И вот тут буксует хореография. Татьяна Баганова, задав «муравьям» и «стрекозам» почти одинаковые — приземистые, партерные, ползучие, силовые — движения, посадила спектакль на сухой паек монотонности. Всплеск общей танцоживленности на шлягер 1970-х «Кто придумал, что тебя я не люблю?» быстро гаснет, отлично придуманная поддержка — когда с плеч партнера партнерша, крутанувшись вертолетным винтом, падает чуть ли не до земли,— оказывается единственной на весь спектакль.
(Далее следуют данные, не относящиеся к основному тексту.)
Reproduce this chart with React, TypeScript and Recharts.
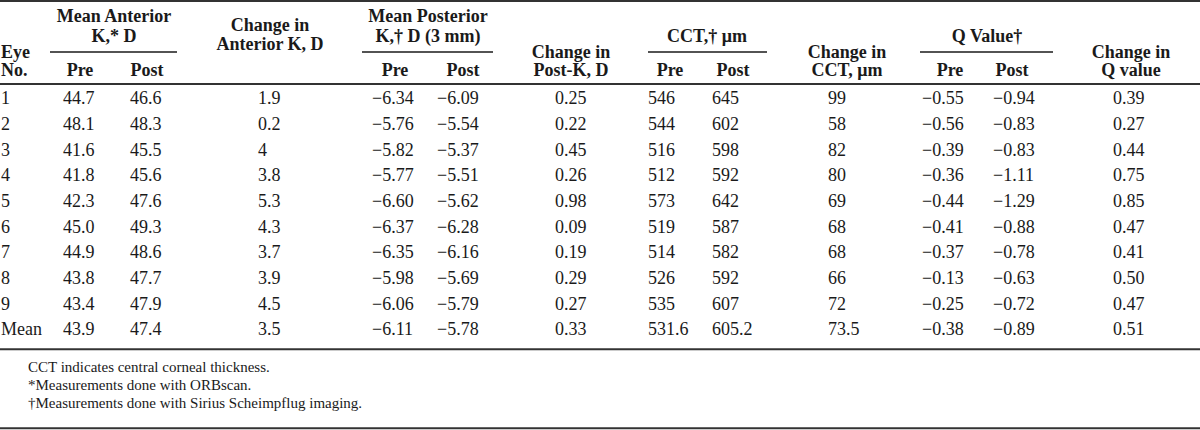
import { ScatterChart, Scatter, XAxis, YAxis, ReferenceLine } from 'recharts';

// Table values, one array per column (last entry = Mean row)
const EYES = ['1', '2', '3', '4', '5', '6', '7', '8', '9', 'Mean'];
const ANT_K_PRE = [44.7, 48.1, 41.6, 41.8, 42.3, 45.0, 44.9, 43.8, 43.4, 43.9];
const ANT_K_POST = [46.6, 48.3, 45.5, 45.6, 47.6, 49.3, 48.6, 47.7, 47.9, 47.4];
const ANT_K_CHANGE = [1.9, 0.2, 4, 3.8, 5.3, 4.3, 3.7, 3.9, 4.5, 3.5];
const POST_K_PRE = [-6.34, -5.76, -5.82, -5.77, -6.6, -6.37, -6.35, -5.98, -6.06, -6.11];
const POST_K_POST = [-6.09, -5.54, -5.37, -5.51, -5.62, -6.28, -6.16, -5.69, -5.79, -5.78];
const POST_K_CHANGE = [0.25, 0.22, 0.45, 0.26, 0.98, 0.09, 0.19, 0.29, 0.27, 0.33];
const CCT_PRE = [546, 544, 516, 512, 573, 519, 514, 526, 535, 531.6];
const CCT_POST = [645, 602, 598, 592, 642, 587, 582, 592, 607, 605.2];
const CCT_CHANGE = [99, 58, 82, 80, 69, 68, 68, 66, 72, 73.5];
const Q_PRE = [-0.55, -0.56, -0.39, -0.36, -0.44, -0.41, -0.37, -0.13, -0.25, -0.38];
const Q_POST = [-0.94, -0.83, -0.83, -1.11, -1.29, -0.88, -0.78, -0.63, -0.72, -0.89];
const Q_CHANGE = [0.39, 0.27, 0.44, 0.75, 0.85, 0.47, 0.41, 0.5, 0.47, 0.51];

// Header texts
const EYE_TITLE = ['Eye', 'No.'];
const ANT_TITLE = ['Mean Anterior', 'K,* D'];
const POST_TITLE = ['Mean Posterior', 'K,† D (3 mm)'];
const CCT_TITLE = 'CCT,† μm';
const Q_TITLE = 'Q Value†';
const SUB_TITLES = ['Pre', 'Post'];
const ANT_CHANGE_TITLE = ['Change in', 'Anterior K, D'];
const POST_CHANGE_TITLE = ['Change in', 'Post-K, D'];
const CCT_CHANGE_TITLE = ['Change in', 'CCT, μm'];
const Q_CHANGE_TITLE = ['Change in', 'Q value'];

const FOOTNOTES = [
  'CCT indicates central corneal thickness.',
  '*Measurements done with ORBscan.',
  '†Measurements done with Sirius Scheimpflug imaging.',
];

const FONT = "'Liberation Serif', 'Times New Roman', serif";
const INK = '#1a1a1a';
const RULE = '#333';

const fixed = (d: number) => (v: number) => (v < 0 ? '\u2212' : '') + Math.abs(v).toFixed(d);
const plain = (v: number) => String(v);

// vertical layout, in table-row units (row 1 = 1, Mean = 10)
const Y = {
  topRule: -2.78,
  line1: -2.19,
  line2: -1.42,
  changeA1: -1.84,
  changeA2: -1.1,
  groupRule: -0.79,
  line3: -0.79,
  line4: -0.09,
  headRule: 0.45,
  meanRule: 10.78,
  foot: [11.48, 12.18, 12.88],
  bottomRule: 13.86,
};

type Cell = { x: number; y: number; text: string; anchor: string; bold?: boolean; size?: number };

const columns: { values: number[]; fmt: (v: number) => string; x: number }[] = [
  { values: ANT_K_PRE, fmt: fixed(1), x: 63 },
  { values: ANT_K_POST, fmt: fixed(1), x: 130 },
  { values: ANT_K_CHANGE, fmt: plain, x: 258 },
  { values: POST_K_PRE, fmt: fixed(2), x: 372 },
  { values: POST_K_POST, fmt: fixed(2), x: 437 },
  { values: POST_K_CHANGE, fmt: fixed(2), x: 555 },
  { values: CCT_PRE, fmt: plain, x: 648 },
  { values: CCT_POST, fmt: plain, x: 712 },
  { values: CCT_CHANGE, fmt: plain, x: 828 },
  { values: Q_PRE, fmt: fixed(2), x: 922 },
  { values: Q_POST, fmt: fixed(2), x: 993 },
  { values: Q_CHANGE, fmt: fixed(2), x: 1113 },
];

const bodyCells: Cell[] = [
  ...EYES.map((e, i) => ({ x: 1, y: i + 1, text: e, anchor: 'start' })),
  ...columns.flatMap((c) =>
    c.values.map((v, i) => ({ x: c.x, y: i + 1, text: c.fmt(v), anchor: 'start' }))
  ),
];

const groups = [
  { title: ANT_TITLE, center: 114, from: 50, to: 177, pre: 80, post: 147 },
  { title: POST_TITLE, center: 428, from: 362, to: 493, pre: 395, post: 463 },
  { title: [CCT_TITLE], center: 707, from: 648, to: 767, pre: 670, post: 733 },
  { title: [Q_TITLE], center: 987, from: 920, to: 1053, pre: 950, post: 1012 },
];

const hd = (text: string, x: number, y: number, anchor = 'middle'): Cell => ({ x, y, text, anchor, bold: true });

const headCells: Cell[] = [
  hd(EYE_TITLE[0], 1, Y.line3, 'start'),
  hd(EYE_TITLE[1], 1, Y.line4, 'start'),
  ...groups.flatMap((g) => [
    ...(g.title.length === 2
      ? [hd(g.title[0], g.center, Y.line1), hd(g.title[1], g.center, Y.line2)]
      : [hd(g.title[0], g.center, Y.line2)]),
    hd(SUB_TITLES[0], g.pre, Y.line4),
    hd(SUB_TITLES[1], g.post, Y.line4),
  ]),
  hd(ANT_CHANGE_TITLE[0], 270, Y.changeA1),
  hd(ANT_CHANGE_TITLE[1], 270, Y.changeA2),
  hd(POST_CHANGE_TITLE[0], 571, Y.line3),
  hd(POST_CHANGE_TITLE[1], 571, Y.line4),
  hd(CCT_CHANGE_TITLE[0], 847, Y.line3),
  hd(CCT_CHANGE_TITLE[1], 847, Y.line4),
  hd(Q_CHANGE_TITLE[0], 1131, Y.line3),
  hd(Q_CHANGE_TITLE[1], 1131, Y.line4),
];

const footCells: Cell[] = FOOTNOTES.map((t, i) => ({ x: 28, y: Y.foot[i], text: t, anchor: 'start', size: 15 }));

const TextCell = (props: any) => {
  const { cx, cy, payload } = props;
  return (
    <text
      x={cx}
      y={cy}
      dy="0.35em"
      textAnchor={payload.anchor}
      fontFamily={FONT}
      fontSize={payload.size ?? 18}
      fontWeight={payload.bold ? 700 : 400}
      fill={INK}
    >
      {payload.text}
    </text>
  );
};

export default function App() {
  return (
    <div style={{ position: 'absolute', left: 0, top: 0, background: '#fff' }}>
      <ScatterChart width={1200} height={430} margin={{ top: 0, right: 0, bottom: 0, left: 0 }}>
        <XAxis type="number" dataKey="x" domain={[0, 1200]} allowDataOverflow hide />
        <YAxis type="number" dataKey="y" domain={[-2.82, 13.93]} allowDataOverflow reversed hide />

        {/* horizontal rules */}
        {[Y.topRule, Y.headRule, Y.meanRule, Y.bottomRule].map((y) => (
          <ReferenceLine key={y} y={y} stroke={RULE} strokeWidth={2} />
        ))}
        {/* group underlines */}
        {groups.map((g) => (
          <ReferenceLine
            key={g.center}
            segment={[
              { x: g.from, y: Y.groupRule },
              { x: g.to, y: Y.groupRule },
            ]}
            stroke={INK}
            strokeWidth={1.5}
          />
        ))}

        <Scatter data={headCells} shape={TextCell} isAnimationActive={false} />
        <Scatter data={bodyCells} shape={TextCell} isAnimationActive={false} />
        <Scatter data={footCells} shape={TextCell} isAnimationActive={false} />
      </ScatterChart>
    </div>
  );
}
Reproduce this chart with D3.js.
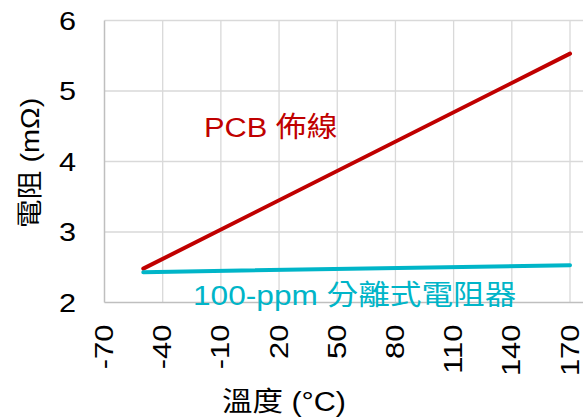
<!DOCTYPE html>
<html>
<head>
<meta charset="utf-8">
<script src="https://cdn.jsdelivr.net/npm/d3@7"></script>
<style>
  html, body { margin: 0; padding: 0; background: #fff; }
  svg { display: block; }
  text { font-family: "Liberation Sans", Arial, "Noto Sans CJK TC", sans-serif; }
</style>
</head>
<body>
<svg id="chart" width="583" height="419"></svg>
<script>
// Temperature ticks (°C) and resistance ticks (mΩ)
const xTicks = [-70, -40, -10, 20, 50, 80, 110, 140, 170];
const yTicks = [2, 3, 4, 5, 6];

// Resistance vs temperature: PCB copper trace and 100-ppm discrete resistor
const temps = [-50, 170];
const pcbTrace = [2.48, 5.53];
const discreteResistor = [2.43, 2.53];

const seriesNames = ["PCB 佈線", "100-ppm 分離式電阻器"];
const xTitle = "溫度 (°C)";
const yTitle = "電阻 (mΩ)";

const W = 583, H = 419;
const plot = { left: 104.5, right: 570, top: 20.5, bottom: 302.5 };
const wide = 1.13; // glyphs are set slightly wide

const svg = d3.select("#chart");

const x = d3.scaleLinear().domain([-70, 170]).range([plot.left, plot.right]);
const y = d3.scaleLinear().domain([2, 6]).range([plot.bottom, plot.top]);

// Gridlines
const grid = svg.append("g");
grid.selectAll("line.h")
  .data(yTicks.slice(1))
  .join("line")
  .attr("x1", plot.left).attr("x2", W)
  .attr("y1", d => y(d)).attr("y2", d => y(d))
  .attr("stroke", "#d9d9d9").attr("stroke-width", 1.3);
grid.selectAll("line.v")
  .data(xTicks.slice(1))
  .join("line")
  .attr("x1", d => x(d)).attr("x2", d => x(d))
  .attr("y1", plot.top).attr("y2", plot.bottom)
  .attr("stroke", "#d9d9d9").attr("stroke-width", 1.3);

// Axis lines
svg.append("line")
  .attr("x1", plot.left).attr("x2", plot.left)
  .attr("y1", plot.top).attr("y2", plot.bottom)
  .attr("stroke", "#bfbfbf").attr("stroke-width", 1.5);
svg.append("line")
  .attr("x1", plot.left).attr("x2", W)
  .attr("y1", plot.bottom).attr("y2", plot.bottom)
  .attr("stroke", "#bfbfbf").attr("stroke-width", 1.5);

// Y tick labels
svg.append("g").selectAll("text")
  .data(yTicks)
  .join("text")
  .attr("transform", d => `translate(76,${y(d)}) scale(${wide + 0.05},1)`)
  .attr("text-anchor", "end")
  .attr("dominant-baseline", "central")
  .attr("font-size", 26)
  .attr("fill", "#000")
  .text(d => d);

// X tick labels, rotated; the digit body is centred on each tick
const xLabelSize = 26;
svg.append("g").selectAll("text")
  .data(xTicks)
  .join("text")
  .attr("transform", d => `translate(${x(d) + 0.35 * xLabelSize - 0.5},${plot.bottom + 22}) rotate(-90) scale(${wide + 0.06},1)`)
  .attr("text-anchor", "end")
  .attr("font-size", xLabelSize)
  .attr("fill", "#000")
  .text(d => d);

// Series lines
const line = d3.line().x(d => x(d[0])).y(d => y(d[1]));
const colors = ["#c00000", "#00b5c8"];
[pcbTrace, discreteResistor].forEach((vals, i) => {
  svg.append("path")
    .datum(temps.map((t, j) => [t, vals[j]]))
    .attr("d", line)
    .attr("fill", "none")
    .attr("stroke", colors[i])
    .attr("stroke-width", 4)
    .attr("stroke-linecap", "round");
});

// Series labels
svg.append("text")
  .attr("transform", `translate(204,137) scale(${wide - 0.03},1)`)
  .attr("font-size", 28)
  .attr("fill", colors[0])
  .text(seriesNames[0]);
svg.append("text")
  .attr("transform", `translate(193,305) scale(${wide},1)`)
  .attr("font-size", 28)
  .attr("fill", colors[1])
  .text(seriesNames[1]);

// Axis titles
svg.append("text")
  .attr("transform", `translate(284,411) scale(${wide},1)`)
  .attr("text-anchor", "middle")
  .attr("font-size", 27)
  .attr("fill", "#000")
  .text(xTitle);
svg.append("text")
  .attr("transform", `translate(30,163) rotate(-90) scale(${wide - 0.02},1)`)
  .attr("text-anchor", "middle")
  .attr("dominant-baseline", "central")
  .attr("font-size", 26)
  .attr("fill", "#000")
  .text(yTitle);
</script>
</body>
</html>
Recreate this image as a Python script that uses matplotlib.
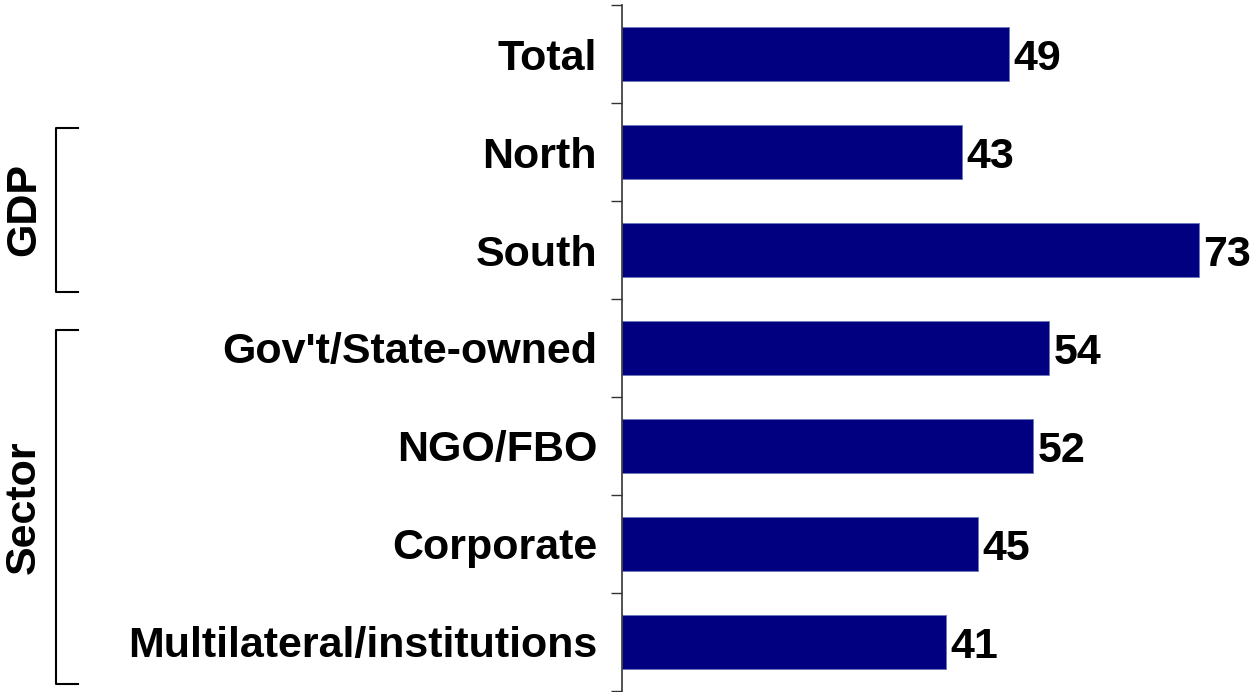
import matplotlib
matplotlib.use("Agg")
import matplotlib.pyplot as plt
from matplotlib import font_manager
import numpy as np

labels = ['Total', 'North', 'South', "Gov't/State-owned", 'NGO/FBO', 'Corporate',
          'Multilateral/institutions']
values = [49, 43, 73, 54, 52, 45, 41]
groups = [('GDP', 1, 2), ('Sector', 3, 6)]

names = {f.name for f in font_manager.fontManager.ttflist}
font = 'Liberation Sans Narrow' if 'Liberation Sans Narrow' in names else 'Liberation Sans'
plt.rcParams['font.family'] = font
plt.rcParams['font.weight'] = 'bold'
fs = 31

fig = plt.figure(figsize=(12.54, 6.92), dpi=100)
ax = fig.add_axes([622/1254, 1/692, 1 - 622/1254, 686/692])

y = np.arange(len(labels))
bars = ax.barh(y, values, height=0.56, color='#000080', edgecolor='#6a78b8', linewidth=0.6)
ax.set_ylim(len(labels) - 0.5, -0.5)
ax.set_xlim(0, 80)

for yi, v in zip(y, values):
    ax.text(v + 0.6, yi, str(v), va='center_baseline', ha='left', fontsize=fs,
            fontweight='bold')

ax.set_yticks(y)
ax.set_yticklabels(labels, fontsize=fs, fontweight='bold', va='center_baseline')
ax.tick_params(axis='y', which='major', length=0, pad=18)
ax.set_yticks(np.arange(-0.5, len(labels)), minor=True)
ax.tick_params(axis='y', which='minor', length=8, width=1, color='#333333')
ax.set_xticks([])
for s in ['top', 'right', 'bottom']:
    ax.spines[s].set_visible(False)
ax.spines['left'].set_color('#333333')
ax.spines['left'].set_linewidth(1.2)

# group brackets on the left
trans = matplotlib.transforms.blended_transform_factory(fig.transFigure, ax.transData)
bx, ex = 56/1254, 78/1254
for name, a, b in groups:
    top, bot = a - 0.25 + (0.07 if name == 'Sector' else 0), b + 0.5 - 0.07
    ax.plot([ex, bx, bx, ex], [top, top, bot, bot], color='black', lw=1.5,
            transform=trans, clip_on=False)
    ax.text(24/1254, (top + bot) / 2, name, rotation=90, ha='center', va='center',
            fontsize=fs, fontweight='bold', transform=trans)

fig.savefig('out.png', dpi=100)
Действие вязнет в беспрестанных взаимных атаках: то «стрекозы» ездят на «муравьях», ползающих на четвереньках, то «муравьи» таскают одеревеневших «стрекоз». Действие стимулируют художники: то наденут на «стрекоз» маски, как у фехтовальщиц, подсветив их изнутри, то дадут им покрасоваться в платьицах — что, однако, не меняет их взаимоотношений с «муравьями». Финал, впрочем, эффектный: освобожденные от амуниции светлые «стрекозы», составив живописную вертикальную композицию, увязают в паутине, драпирующей задник. Остальное тонет в темноте. Если знать, что «стрекозы» олицетворяют людей искусства, а «муравьи» — приземленное чиновничество, спектакль получается даже актуальным.